Scientists have discovered at least 47 skeletons from a new species of flying reptile in southern Brazil. According to the PLOS ONE study, the species, which has been named Caiuajara dobruskii, represents a new pterosaur. The discovery is exciting not only because of the sheer number of well-preserved specimens unearthed, but also because pterosaurs had never been found in large groups before which offers some insight into how they may have lived.

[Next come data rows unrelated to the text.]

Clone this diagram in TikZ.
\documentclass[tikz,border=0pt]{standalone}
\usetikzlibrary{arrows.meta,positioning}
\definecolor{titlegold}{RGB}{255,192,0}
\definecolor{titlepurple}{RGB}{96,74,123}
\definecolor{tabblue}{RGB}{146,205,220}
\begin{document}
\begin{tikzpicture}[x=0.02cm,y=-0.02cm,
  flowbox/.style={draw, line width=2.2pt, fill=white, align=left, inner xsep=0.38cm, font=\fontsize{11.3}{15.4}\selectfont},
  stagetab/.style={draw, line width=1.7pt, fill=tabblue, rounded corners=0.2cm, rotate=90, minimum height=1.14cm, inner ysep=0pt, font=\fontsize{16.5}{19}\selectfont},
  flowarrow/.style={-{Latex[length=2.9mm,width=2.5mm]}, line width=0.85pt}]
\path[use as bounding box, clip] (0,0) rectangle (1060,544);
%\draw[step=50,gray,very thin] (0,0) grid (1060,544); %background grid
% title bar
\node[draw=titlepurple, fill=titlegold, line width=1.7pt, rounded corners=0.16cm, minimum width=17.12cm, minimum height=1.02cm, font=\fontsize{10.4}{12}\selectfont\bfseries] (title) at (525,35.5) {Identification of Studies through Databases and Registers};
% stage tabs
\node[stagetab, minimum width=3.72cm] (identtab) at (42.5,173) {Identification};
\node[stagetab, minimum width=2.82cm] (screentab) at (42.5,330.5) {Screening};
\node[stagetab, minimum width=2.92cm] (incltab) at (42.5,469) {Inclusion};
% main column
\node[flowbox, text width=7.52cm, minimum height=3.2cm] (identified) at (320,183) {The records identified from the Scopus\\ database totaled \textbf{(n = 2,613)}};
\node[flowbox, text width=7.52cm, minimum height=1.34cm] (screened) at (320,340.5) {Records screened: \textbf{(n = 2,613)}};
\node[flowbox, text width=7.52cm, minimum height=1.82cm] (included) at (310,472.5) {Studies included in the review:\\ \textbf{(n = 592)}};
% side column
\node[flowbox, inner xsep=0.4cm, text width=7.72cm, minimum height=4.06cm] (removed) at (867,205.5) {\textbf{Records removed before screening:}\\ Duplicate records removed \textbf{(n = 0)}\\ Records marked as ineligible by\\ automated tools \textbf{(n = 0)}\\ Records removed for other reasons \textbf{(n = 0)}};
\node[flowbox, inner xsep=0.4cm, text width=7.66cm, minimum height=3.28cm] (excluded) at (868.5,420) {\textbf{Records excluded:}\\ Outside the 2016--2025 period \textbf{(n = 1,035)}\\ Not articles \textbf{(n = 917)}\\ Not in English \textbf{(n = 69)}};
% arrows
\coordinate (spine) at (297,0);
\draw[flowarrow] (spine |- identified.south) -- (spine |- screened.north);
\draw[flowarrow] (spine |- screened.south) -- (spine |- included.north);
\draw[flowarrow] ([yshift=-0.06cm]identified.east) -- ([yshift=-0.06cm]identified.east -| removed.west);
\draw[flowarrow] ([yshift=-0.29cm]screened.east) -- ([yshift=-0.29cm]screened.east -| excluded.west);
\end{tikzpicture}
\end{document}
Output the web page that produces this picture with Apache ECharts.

Pterosaurs, which made an appearance in Jurassic Park III, are an extinct group of flying reptiles that have been discovered on every continent. Aside from their apparent widespread distribution, scientists actually know relatively little about pterosaurs due to the fact that the fossil record of these reptiles is patchy. This is because most of the specimens recovered previously were incomplete and poorly documented. Furthermore, the majority of pterosaur species have been based on only one skeleton. The new discovery, however, offers us an enormous amount of information on these enigmatic animals.


The remarkably well-preserved specimens were unearthed from a rare bone bed containing hundreds of pterosaur bones. The site is a lake deposit of a Cretaceous period desert located near Cruzeiro do Oeste, southern Brazil. The finding was therefore surprising given the fact that the majority of pterosaurs discovered so far have been found in coastal areas or lagoons. This particular clade had also never been found this far south before.

C. dobruskii was equipped with a large wingspan of up to 7.7 feet (2.35 meters) and donned an unusual bony expansion from the skull that projected in front of its eyes. The specimens found also ranged in age from juvenile to adult, allowing the researchers to document the changes that occurred as they progressed into adulthood. The main obvious differences observed between younger and older specimens were the size and angle of the bony crest. Since the juvenile and adult skeletons were not strikingly different, the researchers suggest that that this species could likely fly from a very young age.

The fact that so many specimens were uncovered from one area also suggests that this species was sociable and lived in colonies; this particular group dwelled around an inland lake situated in a desert.

The researchers aren’t sure why these reptiles died, but they reason that a drought or desert storm could be responsible.


According to pterosaur expert Mark Witton, the story may not be over yet as he is fairly confident that the site may yield even more specimens, National Geographic reports.